» **Problem to solve**
Transcribe the listing below from its opening line up to and including the line that contains "Chart.register(...registerables);"; reproduce nothing else.

» **Supplied data**
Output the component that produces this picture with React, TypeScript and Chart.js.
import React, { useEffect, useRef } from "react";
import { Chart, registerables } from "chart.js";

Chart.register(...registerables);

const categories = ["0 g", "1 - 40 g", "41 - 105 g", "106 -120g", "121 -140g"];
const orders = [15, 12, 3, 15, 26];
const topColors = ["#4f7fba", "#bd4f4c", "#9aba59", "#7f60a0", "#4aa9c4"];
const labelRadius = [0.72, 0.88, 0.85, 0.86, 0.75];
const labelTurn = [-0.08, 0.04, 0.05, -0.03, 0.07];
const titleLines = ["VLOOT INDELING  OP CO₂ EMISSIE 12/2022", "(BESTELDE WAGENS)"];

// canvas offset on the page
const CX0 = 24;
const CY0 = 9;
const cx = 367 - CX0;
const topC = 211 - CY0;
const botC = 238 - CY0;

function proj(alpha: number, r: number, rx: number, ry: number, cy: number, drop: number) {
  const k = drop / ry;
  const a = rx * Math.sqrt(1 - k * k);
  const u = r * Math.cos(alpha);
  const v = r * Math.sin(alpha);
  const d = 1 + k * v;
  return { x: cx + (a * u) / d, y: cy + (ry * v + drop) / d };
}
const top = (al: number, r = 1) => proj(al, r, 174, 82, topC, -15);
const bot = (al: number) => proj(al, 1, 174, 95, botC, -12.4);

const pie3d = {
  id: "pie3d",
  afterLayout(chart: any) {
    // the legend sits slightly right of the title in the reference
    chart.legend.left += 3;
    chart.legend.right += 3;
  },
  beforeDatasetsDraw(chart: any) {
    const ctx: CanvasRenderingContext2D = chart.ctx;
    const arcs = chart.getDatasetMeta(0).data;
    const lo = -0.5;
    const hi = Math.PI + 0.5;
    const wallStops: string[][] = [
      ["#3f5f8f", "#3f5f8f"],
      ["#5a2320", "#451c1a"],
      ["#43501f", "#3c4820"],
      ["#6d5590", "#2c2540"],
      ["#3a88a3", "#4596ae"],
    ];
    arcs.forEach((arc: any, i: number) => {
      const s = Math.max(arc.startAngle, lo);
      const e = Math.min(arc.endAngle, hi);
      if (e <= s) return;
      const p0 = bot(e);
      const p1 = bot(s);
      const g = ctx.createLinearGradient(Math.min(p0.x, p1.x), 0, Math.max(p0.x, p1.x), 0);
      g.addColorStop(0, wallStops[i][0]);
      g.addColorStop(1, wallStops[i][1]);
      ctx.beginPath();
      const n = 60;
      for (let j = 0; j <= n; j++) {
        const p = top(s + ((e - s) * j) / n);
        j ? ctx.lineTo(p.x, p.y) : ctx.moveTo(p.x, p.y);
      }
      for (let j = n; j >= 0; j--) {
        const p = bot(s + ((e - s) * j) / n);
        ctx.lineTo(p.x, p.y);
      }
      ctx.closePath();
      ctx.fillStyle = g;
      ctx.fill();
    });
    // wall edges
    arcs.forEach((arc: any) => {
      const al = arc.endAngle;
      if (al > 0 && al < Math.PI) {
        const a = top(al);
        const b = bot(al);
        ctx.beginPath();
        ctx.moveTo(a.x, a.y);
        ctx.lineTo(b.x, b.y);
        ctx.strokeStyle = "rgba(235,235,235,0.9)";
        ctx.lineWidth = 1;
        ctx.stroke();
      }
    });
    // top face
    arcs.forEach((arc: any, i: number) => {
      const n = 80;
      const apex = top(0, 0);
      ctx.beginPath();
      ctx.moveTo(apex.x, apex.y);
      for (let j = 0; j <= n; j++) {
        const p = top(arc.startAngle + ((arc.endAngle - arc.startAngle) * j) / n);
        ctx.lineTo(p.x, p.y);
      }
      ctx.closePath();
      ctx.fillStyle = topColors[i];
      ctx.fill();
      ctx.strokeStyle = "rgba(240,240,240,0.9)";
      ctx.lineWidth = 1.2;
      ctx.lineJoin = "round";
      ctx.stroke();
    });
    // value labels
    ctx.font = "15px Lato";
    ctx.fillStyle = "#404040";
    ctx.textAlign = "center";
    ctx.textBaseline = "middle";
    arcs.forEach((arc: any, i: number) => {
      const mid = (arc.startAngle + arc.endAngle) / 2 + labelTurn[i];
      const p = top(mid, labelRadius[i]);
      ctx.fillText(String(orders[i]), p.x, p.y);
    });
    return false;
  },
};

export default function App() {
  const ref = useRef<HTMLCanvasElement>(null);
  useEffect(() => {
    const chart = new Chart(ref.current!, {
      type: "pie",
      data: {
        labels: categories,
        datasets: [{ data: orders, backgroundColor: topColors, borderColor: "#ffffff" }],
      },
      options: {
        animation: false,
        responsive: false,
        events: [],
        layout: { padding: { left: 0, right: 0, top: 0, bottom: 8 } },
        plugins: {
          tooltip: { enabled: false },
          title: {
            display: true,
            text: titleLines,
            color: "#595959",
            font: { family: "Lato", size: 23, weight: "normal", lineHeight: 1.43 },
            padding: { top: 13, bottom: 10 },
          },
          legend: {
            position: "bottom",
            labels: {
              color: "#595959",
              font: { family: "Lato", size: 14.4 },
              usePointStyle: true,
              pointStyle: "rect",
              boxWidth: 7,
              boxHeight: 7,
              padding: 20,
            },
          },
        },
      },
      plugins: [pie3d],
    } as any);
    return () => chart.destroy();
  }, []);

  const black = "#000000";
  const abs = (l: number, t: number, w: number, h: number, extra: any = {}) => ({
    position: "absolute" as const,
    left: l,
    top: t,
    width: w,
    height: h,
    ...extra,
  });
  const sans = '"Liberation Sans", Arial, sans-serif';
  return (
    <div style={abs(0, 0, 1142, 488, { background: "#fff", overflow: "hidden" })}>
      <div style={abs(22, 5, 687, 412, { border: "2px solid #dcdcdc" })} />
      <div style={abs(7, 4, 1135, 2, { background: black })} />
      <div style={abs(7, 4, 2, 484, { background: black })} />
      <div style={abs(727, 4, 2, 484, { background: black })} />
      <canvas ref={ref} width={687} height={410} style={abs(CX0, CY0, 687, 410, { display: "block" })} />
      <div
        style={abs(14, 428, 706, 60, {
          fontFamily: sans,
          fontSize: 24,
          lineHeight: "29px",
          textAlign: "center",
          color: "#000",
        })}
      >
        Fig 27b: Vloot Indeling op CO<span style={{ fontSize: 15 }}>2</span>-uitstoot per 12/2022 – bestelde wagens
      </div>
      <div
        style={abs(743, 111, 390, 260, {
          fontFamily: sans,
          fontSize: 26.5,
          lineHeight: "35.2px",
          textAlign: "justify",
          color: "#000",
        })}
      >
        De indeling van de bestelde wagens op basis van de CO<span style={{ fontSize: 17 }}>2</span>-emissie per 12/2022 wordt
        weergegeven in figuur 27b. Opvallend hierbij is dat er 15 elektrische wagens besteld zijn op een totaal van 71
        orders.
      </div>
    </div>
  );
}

» **Result for this exercise**
Output the component that produces this picture with React, TypeScript and Chart.js.
import React, { useEffect, useRef } from "react";
import { Chart, registerables } from "chart.js";

Chart.register(...registerables);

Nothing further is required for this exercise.